Jonathan Chevreau waded into the current debate on TFSAs and made a case in favour of Tax-Free Savings Accounts. While others debate whether TFSAs allow the wealthy to shelter too much income from taxes, Chevreau’s main argument is that “TFSAs merely eliminate double and triple taxation.” This just isn’t true.
Chevreau goes on to explain “When you invest in non-registered or taxable accounts, not only does the capital you invest come after being subject to income tax, but all dividends, interest and capital gains generated from that capital will be further taxed each and every year.”
This so-called double and triple taxation is actually the first-time taxation of new income in taxable accounts. Your original capital is not taxed again. When your already-taxed money earns interest or dividends, only the new income gets taxed, not the original capital.
When you sell an investment, you only pay capital gains taxes on the growth in value, not the original principal. Once again, it is only the new gains that are taxed. In fact, only 50% of the new capital gains get taxed. So, wealthy Canadians are not only free from double taxation, but they pay no taxes at all on a significant portion of their returns.

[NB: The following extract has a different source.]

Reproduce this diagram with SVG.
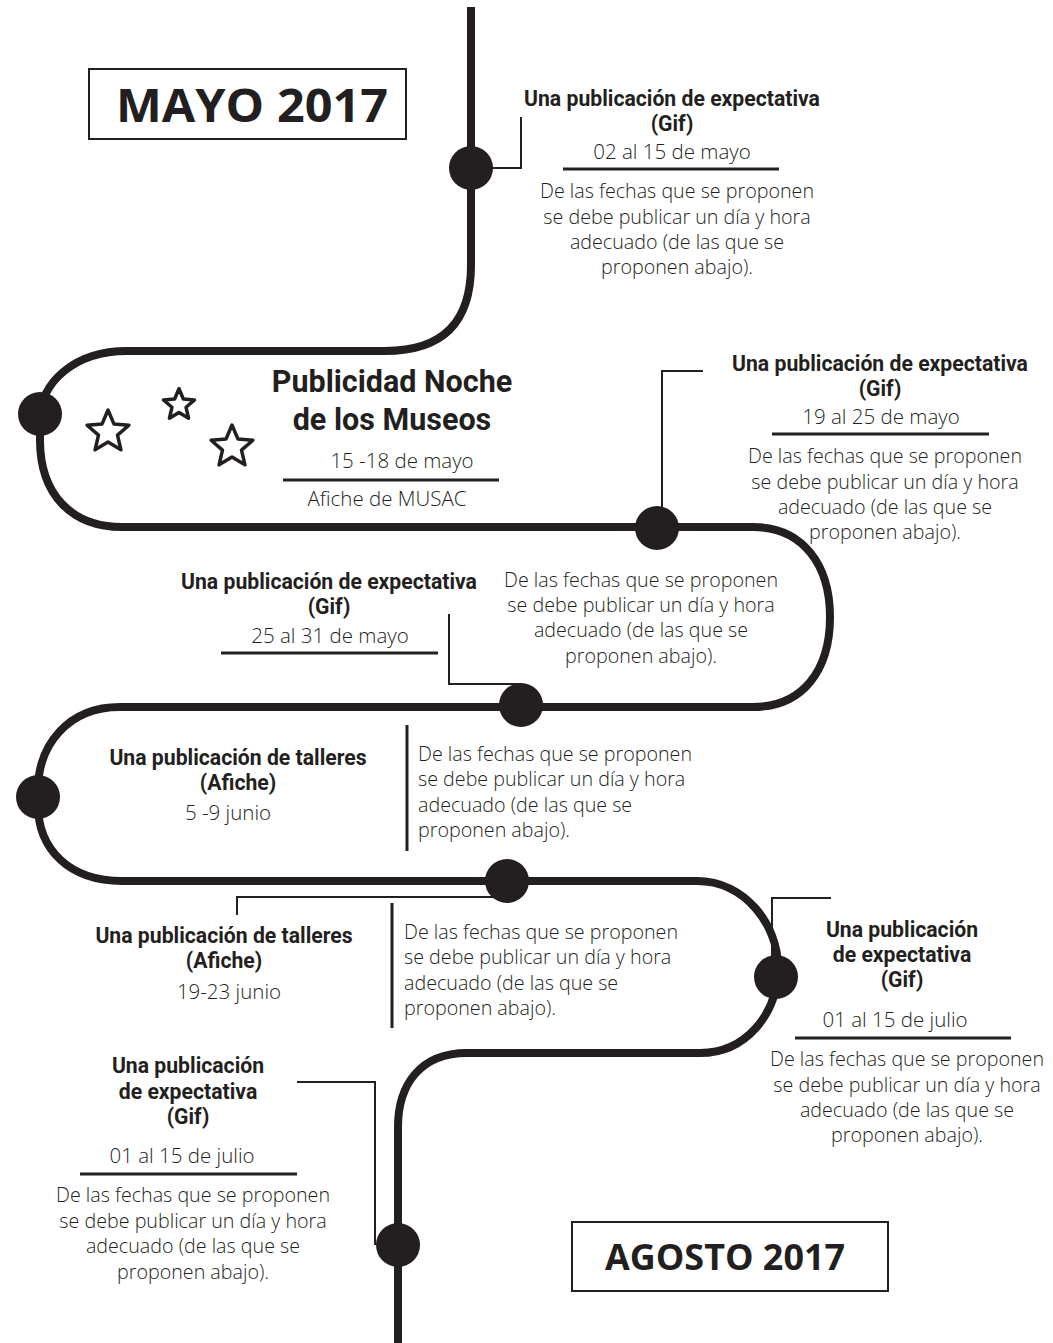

An argument that actually makes some sense, but Chevreau didn’t make, is that when you view your finances after accounting for inflation, the parts of capital gains that are just keeping up with inflation do get double-taxed, in a sense. However, the 50% capital gains tax exemption more than remedies this problem.
I’m not in any hurry to pay more tax than I have to. I’m in a position to benefit greatly if TFSA limits get raised. But we shouldn’t try to justify giving more tax breaks to the wealthy with a bogus argument about double taxation.